Many favor the Cypriots as the principal intermediaries between Mycenaean Greece and the Near East in the fourteenth and thirteenth centuries (e. g., Bell 2005: 368; Hankey 1967; Mee 2008: 377; Sherratt 2009: 97—98). There are solid arguments for this position. Cypriot pottery is distributed alongside Mycenaean fineware at Levantine sites like Ugarit, Sarepta, and Tell Abu Hawam, but in greater quantities. The amount of Mycenaean pottery at Cypriot sites like Enkomi is considerably greater than is found at the Levantine sites, but the vessel types are quite similar. Significantly, Cyprus had a history of relations with the Aegean, adopting Cypro-Minoan script and importing pictorial kraters and amphoras specially made in the Argolid for the Cypriot and Syro-Canaanite market. Susan Sherratt (2009: 97—98) proposes that in the thirteenth and twelfth centuries, it was Cypriot small-scale commercial traders who linked the central and eastern Mediterranean in an unprecedentedly direct way, bringing Sardinia and the head of the Adriatic into contact with the eastern Mediterranean. According to Sherratt, the Cypriots not only distributed Mycenaean pottery in the eastern Mediterranean, they came to the Aegean to get it, visiting other Aegean ports of call such as Kommos regularly (Rutter 1999). Against Sherratt's notion is the fact that while Mycenaean pottery imports in Cyprus peaked in LH IIIA, Cypriot exports to the Greek mainland did not become substantial before LH IIIB (Cline 2007: 196).
Until a few years ago, the Mycenaeans were absent in Canaanite archives, but now scholars have identified two letters of the late thirteenth or early twelfth century at Ugarit that appear to give the Akkadian version of the Hittite name for the Mycenaeans, Ahhiyawa (Cline 2009: 178; Lackenbacher and Malbran-Labat 2005: 237—38; Singer 2006: 250—52). It is possible that these documents establish some sort of presence for the Mycenaeans at Ugarit.
Another key text implies that the Mycenaeans may have ventured east beyond Cyprus. In a letter to King Sausgamuwa of Amurru, on the northern Syrian coast, Hittite King Tudhaliya IV (reign circa 1237—1209 BC) instructs his vassal to prevent the ships of Ahhiyawa from coming into contact with the Assyrians through the ports of Amurru (Cline 1991; Gtiterbock 1983: 136).
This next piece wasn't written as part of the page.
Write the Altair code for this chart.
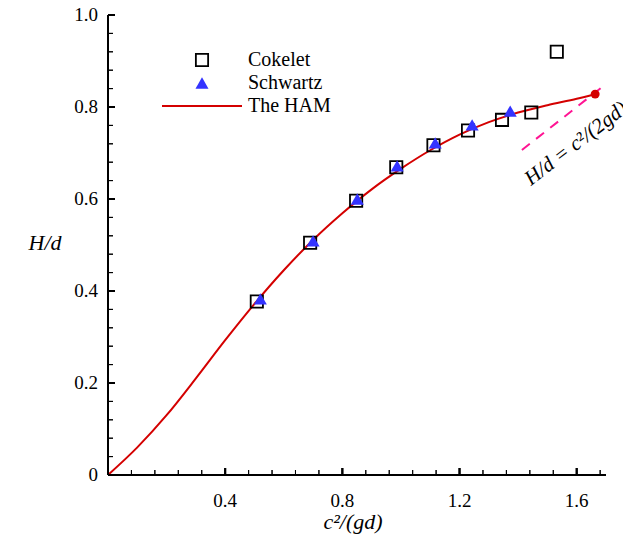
import altair as alt
import pandas as pd

# ---- data ----
cokelet_x = [0.508, 0.690, 0.847, 0.984, 1.111, 1.229, 1.345, 1.445, 1.532]
cokelet_y = [0.377, 0.505, 0.596, 0.669, 0.717, 0.749, 0.772, 0.788, 0.920]

schwartz_x = [0.520, 0.700, 0.851, 0.987, 1.117, 1.243, 1.373]
schwartz_y = [0.383, 0.509, 0.600, 0.672, 0.722, 0.761, 0.791]

ham_x = [0.0, 0.1, 0.2, 0.3, 0.4, 0.5, 0.6, 0.7, 0.8, 0.9, 1.0, 1.1, 1.2, 1.3, 1.4, 1.5, 1.6, 1.663]
ham_y = [0.0, 0.060, 0.130, 0.210, 0.293, 0.372, 0.445, 0.511, 0.569, 0.621, 0.666, 0.706, 0.740, 0.767, 0.788, 0.804, 0.818, 0.828]

ham_end_x = [1.663]
ham_end_y = [0.828]

limit_x = [1.413, 1.70]
limit_y = [0.7065, 0.85]

limit_label = ["H/d = c²/(2gd)"]
limit_label_x = [1.598]
limit_label_y = [0.720]

x_major = [0.4, 0.8, 1.2, 1.6]
x_major_labels = ["0.4", "0.8", "1.2", "1.6"]
x_minor = [0.08, 0.16, 0.24, 0.32, 0.48, 0.56, 0.64, 0.72, 0.88, 0.96, 1.04, 1.12,
           1.28, 1.36, 1.44, 1.52, 1.68]
y_major = [0.0, 0.2, 0.4, 0.6, 0.8, 1.0]
y_major_labels = ["0", "0.2", "0.4", "0.6", "0.8", "1.0"]
y_minor = [0.04, 0.08, 0.12, 0.16, 0.24, 0.28, 0.32, 0.36, 0.44, 0.48, 0.52, 0.56,
           0.64, 0.68, 0.72, 0.76, 0.84, 0.88, 0.92, 0.96]

x_title = ["c²/(gd)"]
y_title = ["H/d"]
legend_names = ["Cokelet", "Schwartz", "The HAM"]

# ---- styling ----
W, H = 498, 460
FONT = "Liberation Serif"
RED = "#d40000"
BLUE = "#3333ff"
PINK = "#ff1493"

xs = alt.Scale(domain=[0, 1.7], nice=False, zero=False)
ys = alt.Scale(domain=[0, 1.0], nice=False, zero=False)


def X(f):
    return alt.X(f, scale=xs, axis=None)


def Y(f):
    return alt.Y(f, scale=ys, axis=None)


df_c = pd.DataFrame({"x": cokelet_x, "y": cokelet_y})
df_s = pd.DataFrame({"x": schwartz_x, "y": schwartz_y})
df_h = pd.DataFrame({"x": ham_x, "y": ham_y})
df_e = pd.DataFrame({"x": ham_end_x, "y": ham_end_y})
df_l = pd.DataFrame({"x": limit_x, "y": limit_y})
df_t = pd.DataFrame({"x": limit_label_x, "y": limit_label_y, "t": limit_label})

# ---- data marks ----
limit = alt.Chart(df_l).mark_line(color=PINK, strokeWidth=2, strokeDash=[10, 8]).encode(
    x=X("x:Q"), y=Y("y:Q"))

ham = alt.Chart(df_h).mark_line(color=RED, strokeWidth=2, interpolate="monotone").encode(
    x=X("x:Q"), y=Y("y:Q"))


# inward ticks as rules at the tick values
def xticks(vals, length, width):
    return alt.Chart(pd.DataFrame({"v": vals})).mark_rule(color="black", strokeWidth=width).encode(
        x=alt.X("v:Q", scale=xs, axis=None), y=alt.value(H), y2=alt.value(H - length))


def yticks(vals, length, width):
    return alt.Chart(pd.DataFrame({"v": vals})).mark_rule(color="black", strokeWidth=width).encode(
        y=alt.Y("v:Q", scale=ys, axis=None), x=alt.value(0), x2=alt.value(length))


ticks = [xticks(x_minor, 5, 1), xticks(x_major, 7, 2),
         yticks(y_minor, 5, 1), yticks(y_major[1:], 7, 2)]


# the same ticks once more as short path symbols sitting on the axes
def xticks_pt(vals, length, width):
    d = pd.DataFrame({"x": vals, "y": [0.0] * len(vals)})
    return alt.Chart(d).mark_point(shape="M0,0L0,-2", size=length * length, color="black",
                                   strokeWidth=width, filled=False, opacity=1).encode(
        x=X("x:Q"), y=Y("y:Q"))


def yticks_pt(vals, length, width):
    d = pd.DataFrame({"x": [0.0] * len(vals), "y": vals})
    return alt.Chart(d).mark_point(shape="M0,0L2,0", size=length * length, color="black",
                                   strokeWidth=width, filled=False, opacity=1).encode(
        x=X("x:Q"), y=Y("y:Q"))


ticks_pt = [xticks_pt(x_minor, 5, 1), xticks_pt(x_major, 7, 2),
            yticks_pt(y_minor, 5, 1), yticks_pt(y_major[1:], 7, 2)]

squares = alt.Chart(df_c).mark_point(shape="square", size=150, color="black",
                                     strokeWidth=1.8, filled=False, opacity=1).encode(
    x=X("x:Q"), y=Y("y:Q"))

triangles = alt.Chart(df_s).mark_point(shape="triangle-up", size=170, color=BLUE,
                                       filled=True, opacity=1).encode(
    x=X("x:Q"), y=Y("y:Q"))

end_dot = alt.Chart(df_e).mark_circle(size=80, color=RED, opacity=1).encode(
    x=X("x:Q"), y=Y("y:Q"))

limit_text = alt.Chart(df_t).mark_text(font=FONT, fontSize=21, fontStyle="italic",
                                       angle=322.5, color="black", align="center",
                                       baseline="middle").encode(
    x=X("x:Q"), y=Y("y:Q"), text="t:N")

# ---- legend (drawn manually, in pixels of the plot area) ----
leg_sq = alt.Chart(pd.DataFrame({"a": [0]})).mark_point(
    shape="square", size=150, color="black", strokeWidth=1.8, filled=False, opacity=1
).encode(x=alt.value(94), y=alt.value(45))
leg_tr = alt.Chart(pd.DataFrame({"a": [0]})).mark_point(
    shape="triangle-up", size=170, color=BLUE, filled=True, opacity=1
).encode(x=alt.value(94), y=alt.value(68))
leg_ln = alt.Chart(pd.DataFrame({"a": [0]})).mark_rule(color=RED, strokeWidth=2).encode(
    x=alt.value(54), x2=alt.value(134), y=alt.value(91))
leg_txt = alt.Chart(pd.DataFrame({"name": legend_names, "yy": [45, 68, 91]})).mark_text(
    font=FONT, fontSize=20, align="left", baseline="middle", color="black"
).encode(x=alt.value(140), y=alt.Y("yy:Q", scale=None, axis=None), text="name:N")

# ---- axes drawn as marks ----
x_domain = alt.Chart(pd.DataFrame({"a": [0]})).mark_rule(color="black", strokeWidth=2).encode(
    x=alt.value(0), x2=alt.value(W), y=alt.value(H))
y_domain = alt.Chart(pd.DataFrame({"a": [0]})).mark_rule(color="black", strokeWidth=2).encode(
    y=alt.value(0), y2=alt.value(H), x=alt.value(0))

x_labels = alt.Chart(pd.DataFrame({"lx": x_major, "t": x_major_labels})).mark_text(
    font=FONT, fontSize=19, color="black", align="center", baseline="middle"
).encode(x=X("lx:Q"), y=alt.value(H + 26), text="t:N")

y_labels = alt.Chart(pd.DataFrame({"ly": y_major, "t": y_major_labels})).mark_text(
    font=FONT, fontSize=19, color="black", align="right", baseline="middle"
).encode(y=Y("ly:Q"), x=alt.value(-10), text="t:N")

x_title_mark = alt.Chart(pd.DataFrame({"t": x_title})).mark_text(
    font=FONT, fontSize=22, fontStyle="italic", color="black", align="center",
    baseline="middle").encode(x=alt.value(245), y=alt.value(H + 47), text="t:N")

y_title_mark = alt.Chart(pd.DataFrame({"t": y_title})).mark_text(
    font=FONT, fontSize=22, fontStyle="italic", color="black", align="center",
    baseline="middle").encode(x=alt.value(-63), y=alt.value(228), text="t:N")

chart = alt.layer(
    limit, ham, *ticks, squares, triangles, end_dot, limit_text,
    leg_sq, leg_tr, leg_ln, leg_txt,
    x_domain, y_domain, x_labels, y_labels, x_title_mark, y_title_mark, *ticks_pt
).properties(
    width=W, height=H,
    autosize=alt.AutoSizeParams(type="none"),
    padding={"left": 100, "top": 7, "right": 17, "bottom": 65},
).configure_view(stroke=None)

chart.save("out.html", embed_options={"renderer": "svg", "actions": False})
The obvious implication is that the ships of Ahhiyawa (i. e., Mycenaeans) had reached these ports in the past.
Cline (2009: 170—73) is steadfast in his opinion that Mycenaean ships were making direct voyages to Egypt and the Levant, although he acknowledges that the evidence is inconclusive. He emphasizes that the Minoans and Mycenaeans did not lack the navigational or organizational skills to make these voyages; thus, the rules of eastern ports or actions like the Hittite embargo may better explain the presence or absence of Mycenaean merchant ships. Often lost in the discussion is the fact that few scholars have expressed doubts that from LH I, Mycenaean ships were sailing to Italy and Sicily. Although maritime routes to the west did not involve a lengthy open-sea voyage similar to that from Crete to Egypt, there were plenty of environmental and navigational challenges along the routes across the Ionian and Adriatic Seas to southern Italy, Sicily, the Aeolian Islands, and eventually Sardinia. An implicit assumption about Mycenaean engagement with the west is that the indigenous inhabitants of the central Mediterranean did not possess the requisite seafaring technology or economic organization to travel east, an impression strengthened by the virtual absence of their finished goods in the Aegean. Whether or not this assumption is correct, the same cannot be said about Minoan or Mycenaean navigational capabilities. It is worth considering instead that the Mycenaeans were able to obtain the commodities they wanted most — Cypriot copper, tin from further east, luxury materials such as ivory — from visiting Eastern ships or by sailing to emporia on Cyprus or the northern Syrian coast, which served as collection points for products from far and wide. In these circumstances, the Mycenaeans may have had little need to make direct voyages to Egypt, which accordingly would have been infrequent.